In other words, Microsoft paid independent bloggers to say something nice about the company, albeit indirectly — the quotes ran in ads and the ads ran on the bloggers’ sites. I have to admit when I first saw these ads, which have been running for months, I was confused about the quotes. They seemed to be from postings written by the much-respected writers and they seemed to be endorsements of Microsoft.
In reality, the quotes never quite crossed that line. In launching this “conversational marketing” campaign, Microsoft simply asked the bloggers to write a squib about what “people ready meant to them” and then slugged those quotes next to an ad for Microsoft.
Even though not direct endorsements of Microsoft, the quotes in the ads are disreputable nonetheless and can only tarnish the reputations of the bloggers in the question, and of blogging in general, which is still struggling to achieve acceptance as a valid form of opinion, analysis and, yes, journalistic reliability.
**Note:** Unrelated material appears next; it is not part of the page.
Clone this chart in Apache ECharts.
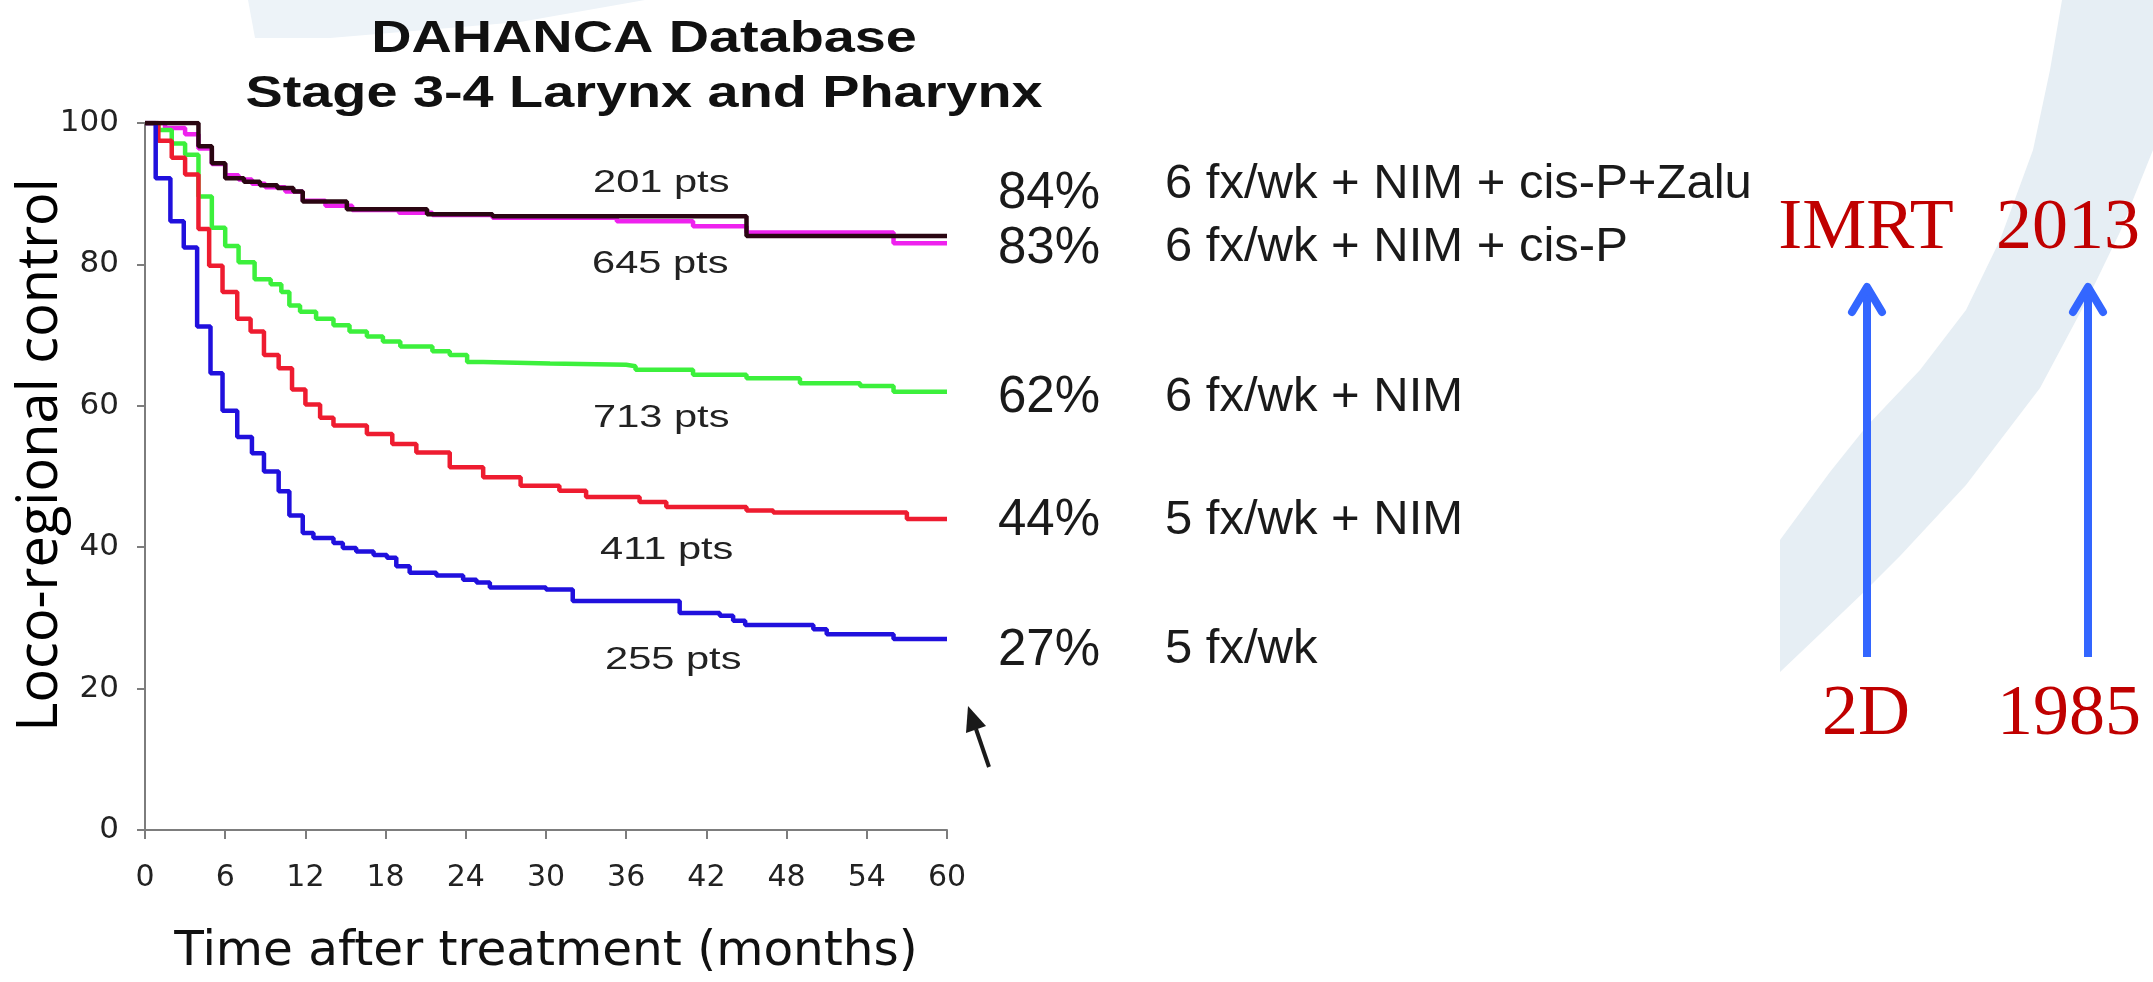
<!DOCTYPE html>
<html>
<head>
<meta charset="utf-8">
<script src="https://cdn.jsdelivr.net/npm/echarts@6/dist/echarts.min.js"></script>
<style>
  html, body { margin: 0; padding: 0; background: #ffffff; }
  #chart { width: 2153px; height: 982px; }
</style>
</head>
<body>
<div id="chart"></div>
<script>
// Loco-regional control (%) by month; each pair is [month, value after the step]
const zaluCurve = [[0,100],[4,96.7],[5,94.3],[6,92.2],[7.4,91.7],[8.6,91.2],[9.9,90.8],[11.1,90.3],[11.8,88.9],[15.1,87.8],[21.1,87.1],[26,86.8],[45,84],[60,84]];
const cisPCurve = [[0,100],[1.5,99.3],[3,98.4],[4,96.4],[5,94.2],[6,92.6],[7,92.0],[8,91.4],[9,90.9],[10.5,90.3],[11.8,89.0],[13.5,88.3],[15.5,87.7],[19,87.3],[21.5,87.0],[26,86.6],[35.3,86.1],[41,85.4],[45,84.5],[56,83],[60,83]];
const sixNimCurve = [[0,100],[1,99.0],[2,97.1],[3,95.5],[4,89.6],[5,85.2],[6,82.6],[7,80.3],[8.2,77.9],[9.4,77.2],[10.2,76.1],[10.8,74.2],[11.6,73.3],[12.8,72.3],[14.1,71.4],[15.3,70.5],[16.6,69.8],[17.8,69.1],[19.1,68.4],[21.5,67.7],[22.8,67.2],[24.1,66.2],[25.3,66.0],[30.3,65.8],[36,65.6],[36.7,65.1],[41,64.4],[45,63.9],[49,63.2],[53.5,62.8],[56,62],[60,62]];
const fiveNimCurve = [[0,100],[1,97.5],[2,95.1],[3,92.7],[4,85.0],[4.8,79.8],[5.8,76.1],[6.9,72.3],[7.9,70.5],[8.9,67.2],[10,65.3],[11,62.3],[12,60.2],[13.1,58.3],[14.1,57.2],[16.6,56.0],[18.5,54.6],[20.3,53.4],[22.8,51.3],[25.3,49.9],[28.1,48.7],[31,48.0],[33,47.1],[37,46.4],[39,45.7],[45,45.2],[47,44.9],[57,44],[60,44]];
const fiveCurve = [[0,100],[0.8,92.2],[1.9,86.1],[2.9,82.4],[3.9,71.2],[4.9,64.6],[5.8,59.3],[6.9,55.6],[8,53.3],[8.9,50.7],[10,47.9],[10.8,44.5],[11.8,42.0],[12.6,41.3],[14.1,40.6],[14.8,39.9],[15.8,39.4],[17.1,38.9],[18.1,38.5],[18.8,37.3],[19.8,36.4],[21.8,36.0],[23.8,35.4],[24.8,35.0],[25.8,34.3],[30,34.0],[32,32.4],[40,30.7],[43,30.3],[44,29.6],[44.9,29.0],[50,28.4],[51,27.7],[56,27],[60,27]];

const groupNames = ['6 fx/wk + NIM + cis-P+Zalu', '6 fx/wk + NIM + cis-P', '6 fx/wk + NIM', '5 fx/wk + NIM', '5 fx/wk'];
const patientCounts = ['201 pts', '645 pts', '713 pts', '411 pts', '255 pts'];
const fiveYearRates = [84, 83, 62, 44, 27];
const monthTicks = [0, 6, 12, 18, 24, 30, 36, 42, 48, 54, 60];
const controlTicks = [0, 20, 40, 60, 80, 100];
const eraLabels = ['IMRT', '2D', '2013', '1985'];

const curves = [zaluCurve, cisPCurve, sixNimCurve, fiveNimCurve, fiveCurve];
const curveColors = ['#2a0612', '#ee22ee', '#3cf03c', '#ee1c30', '#2010dd'];
const drawOrder = [1, 0, 2, 3, 4];

const chart = echarts.init(document.getElementById('chart'), null, { renderer: 'canvas' });

function txt(text, x, y, o) {
  return {
    type: 'text', x: x, y: y, z: 20,
    rotation: o.rotation || 0,
    scaleX: o.scaleX || 1,
    style: {
      text: text,
      fontSize: o.size,
      fontFamily: o.family || '"Liberation Sans", Arial, sans-serif',
      fontWeight: o.weight || 'normal',
      fill: o.color || '#1a1a1a',
      align: o.align || 'left', textAlign: o.align || 'left',
      verticalAlign: 'middle', textVerticalAlign: 'middle'
    }
  };
}

const serifRed = { size: 72, family: '"Liberation Serif", "Times New Roman", serif', color: '#c00000', align: 'center' };
const ptsStyle = { size: 32, scaleX: 1.3, color: '#222' };
const ptsPos = [[593, 183.6], [592, 264.5], [593, 418.6], [600, 550.6], [605, 660]];
const ratePos = [194, 249.3, 398, 521, 651];
const groupPos = [184.7, 247, 397.8, 520.5, 649.5];

const graphicEls = [
  // pale band of the slide background
  { type: 'polygon', z: 0, silent: true,
    shape: { points: [[1780,540],[1830,472],[1866,427],[1920,370],[1966,310],[2000,240],[2033,150],[2050,70],[2062,0],[2153,0],[2153,150],[2120,232],[2088,298],[2040,388],[1966,485],[1900,556],[1866,590],[1820,634],[1780,672]] },
    style: { fill: '#e6eef4' } },
  { type: 'polygon', z: 0, silent: true,
    shape: { points: [[248,0],[645,0],[520,22],[330,38],[255,38]] },
    style: { fill: '#edf3f8' } },
  // chart heading
  txt('DAHANCA Database', 644, 39.5, { size: 45, weight: 'bold', scaleX: 1.24, align: 'center', color: '#111' }),
  txt('Stage 3-4 Larynx and Pharynx', 644, 94.5, { size: 45, weight: 'bold', scaleX: 1.24, align: 'center', color: '#111' }),
  // vertical axis title
  txt('Loco-regional control', 41, 455, { size: 56, family: '"Open Sans", sans-serif', rotation: Math.PI / 2, align: 'center', color: '#000' }),
  // era arrows
  { type: 'line', z: 20, shape: { x1: 1867, y1: 657, x2: 1867, y2: 288 }, style: { stroke: '#3366ff', lineWidth: 8 } },
  { type: 'polyline', z: 20, shape: { points: [[1852,312],[1867,287],[1882,312]] }, style: { stroke: '#3366ff', lineWidth: 8, lineCap: 'round', lineJoin: 'round', fill: null } },
  { type: 'line', z: 20, shape: { x1: 2088, y1: 657, x2: 2088, y2: 288 }, style: { stroke: '#3366ff', lineWidth: 8 } },
  { type: 'polyline', z: 20, shape: { points: [[2073,312],[2088,287],[2103,312]] }, style: { stroke: '#3366ff', lineWidth: 8, lineCap: 'round', lineJoin: 'round', fill: null } },
  txt(eraLabels[0], 1866, 229, serifRed),
  txt(eraLabels[1], 1866, 715, serifRed),
  txt(eraLabels[2], 2068, 229, serifRed),
  txt(eraLabels[3], 2069, 715, serifRed),
  // small pointer under the 5-year column
  { type: 'line', z: 20, shape: { x1: 989, y1: 767, x2: 976, y2: 729 }, style: { stroke: '#1a1a1a', lineWidth: 4 } },
  { type: 'polygon', z: 20, shape: { points: [[968,706],[986,726],[966,733]] }, style: { fill: '#1a1a1a' } }
];

patientCounts.forEach(function (t, i) {
  graphicEls.push(txt(t, ptsPos[i][0], ptsPos[i][1], ptsStyle));
});
fiveYearRates.forEach(function (r, i) {
  graphicEls.push(txt(r + '%', 998, ratePos[i], { size: 51, color: '#1a1a1a' }));
  graphicEls.push(txt(groupNames[i], 1165, groupPos[i], { size: 49, color: '#1a1a1a' }));
});

const axisGray = '#7d7d7d';

const option = {
  animation: false,
  backgroundColor: '#ffffff',
  grid: { left: 145, right: 1206, top: 123, bottom: 146, containLabel: false },
  xAxis: {
    type: 'value',
    min: monthTicks[0], max: monthTicks[monthTicks.length - 1], interval: monthTicks[1] - monthTicks[0],
    axisLine: { show: true, lineStyle: { color: axisGray, width: 2 } },
    axisTick: { show: true, length: 9, lineStyle: { color: axisGray, width: 2 } },
    axisLabel: { fontFamily: '"DejaVu Sans", sans-serif', fontSize: 30, color: '#222', margin: 33 },
    splitLine: { show: false },
    name: 'Time after treatment (months)',
    nameLocation: 'middle', nameGap: 98,
    nameTextStyle: { fontFamily: '"DejaVu Sans", sans-serif', fontSize: 48.5, color: '#111' }
  },
  yAxis: {
    type: 'value',
    min: controlTicks[0], max: controlTicks[controlTicks.length - 1], interval: controlTicks[1] - controlTicks[0],
    axisLine: { show: true, lineStyle: { color: axisGray, width: 2 } },
    axisTick: { show: true, length: 8, lineStyle: { color: axisGray, width: 2 } },
    axisLabel: { fontFamily: '"DejaVu Sans", sans-serif', fontSize: 31, color: '#222', margin: 26 },
    splitLine: { show: false }
  },
  series: drawOrder.map(function (i) {
    return {
      name: groupNames[i],
      type: 'line',
      step: 'end',
      data: curves[i],
      showSymbol: false,
      symbol: 'none',
      lineStyle: { color: curveColors[i], width: 4.5 },
      z: 3 + (i === 0 ? 2 : 0)
    };
  }),
  graphic: { elements: graphicEls }
};

chart.setOption(option);
</script>
</body>
</html>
From what I’ve read, only two of the indicted bloggers responded appropriately to Valleywag’s torpedo. The first is Om Malik. Om doesn’t pussyfoot or rationalize or try to explain away the ad campaign in the context of conversational marketing or any of that bullsh*t. He simply apologizes and says he won’t do it again.
So without making any excuses, to my readers, if participation in Microsoft’s advertising campaign has made you doubt my integrity even for a second, then I apologize.
The second is Paul Kedrosky, who thinks he should have just said “no” to the ad campaign at the outset.
But everybody should be aware that this sort of thing — “buying” positive comments — goes on all the time in one sector that I know very well, supposed independent media and tech research outfits. And Microsoft leads the way, but by no means is alone, in dangling financial remuneration in exchange for seals of approval from so-called independent analysts.
Take this recent press release by Microsoft regarding the renaming of its IPTV software. Three-quarters of the way down the release is a quote from an analyst at In-Stat that praises, if not the product itself, then the basic concept of the product (sound familiar?).
“As the digital TV services market continues to grow, service providers will search for competitive differentiators that set them apart in terms of features and overall consumer experience,” said Michelle Abraham, principal analyst at In-Stat. “A compelling and competitive feature set, powered by one of the strongest consumer brands in the world and the ability to create unique applications and services, is the recipe to convert consumers’ demand into service revenues.”
That quote made its way into dozens of (admittedly second-tier) press articles as if In-Stat had independently come up with the idea that Microsoft software is a cool thing and with no reference to the fact that it came from Microsoft’s own press release. More importantly, I would wager a lot of money that Microsoft is a client of In-Stat’s or somehow explicitly or implicitly promised something in exchange for that quote.
I’m not picking on In-Stat because all of the supposed independent analysis firms do it — Yankee, Gartner, Forrester, you name it. And every time I read a press release like this, I feel sorry for the analysts named because they’re willing to trade on their reputations for a short-term…what? bump in recognition? money?
However, unlike the current mini-scandal, almost no one ever gets upset about how willing these analysts are to “sell” their opinions. In fact, for reasons that escape me, these analysis firms never suffer any pain for their, well, payola. They never seemingly make anybody doubt their integrity.
Perhaps Federated Media thought that Microsoft’s conversational marketing campaign for the blogosphere would play out the same way it does in the independent research firm-sphere. But Valleywag didn’t play along and that’s a very good thing.